Wednesday, January 14, 2015

On the importance of grades

Do grades reflect your actual ability or knowledge?

I earned a 2.4 grade in my Organic Chemistry class at the University of Washington. (The UW did not give letter grades while I was there - only numerical equivalents. Don't ask me why.) That, in truth, probably overstated my actual knowledge in the course.

Grades, of course, signify your ability and knowledge. In a manner of speaking, they represent how smart you are.

But do they?

I would humbly suggest that the grade I earned in Organic Chemistry in 1977 probably was a poor reflection of my actual knowledge.

A recent article in The Atlantic suggests grades reveal little about achievement. The article focuses on grade inflation and notes that while grades and GPAs have increased over time measures of actual achievement and knowledge have remained relatively static.

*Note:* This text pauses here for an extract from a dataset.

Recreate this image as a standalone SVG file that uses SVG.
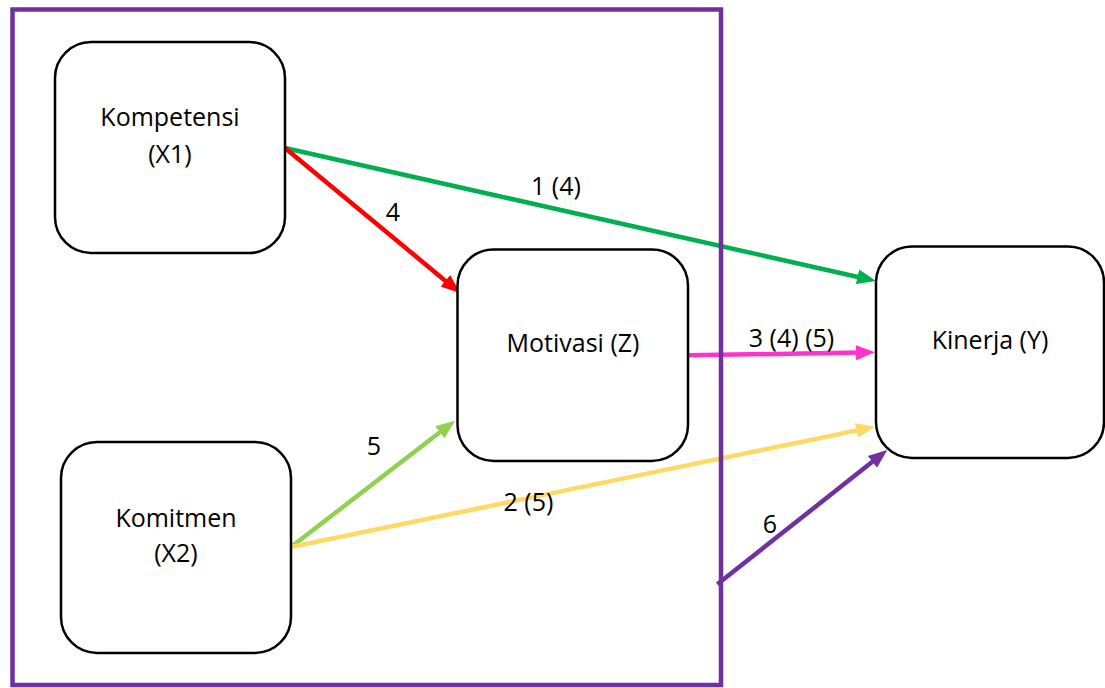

Which leads to the question of why we pursue grades with such vigor.

Next week students at Novi High School will have their midterm exams. Study sessions are and will be organized to prep students for these exams. Teachers will engage in class reviews. Students will gather at coffee shops and in the library to help each other prepare.

I am not here to suggest that these efforts are not important.

I am here to ask another question: Of what importance are grades?

We must be able to help students, and by extension parents, community members, colleges, employers, and others with an interest in knowing exactly how smart our students are, know where they stand. Do they know the material is a relatively important question.

But my question is: Do grades actually help us answer that question?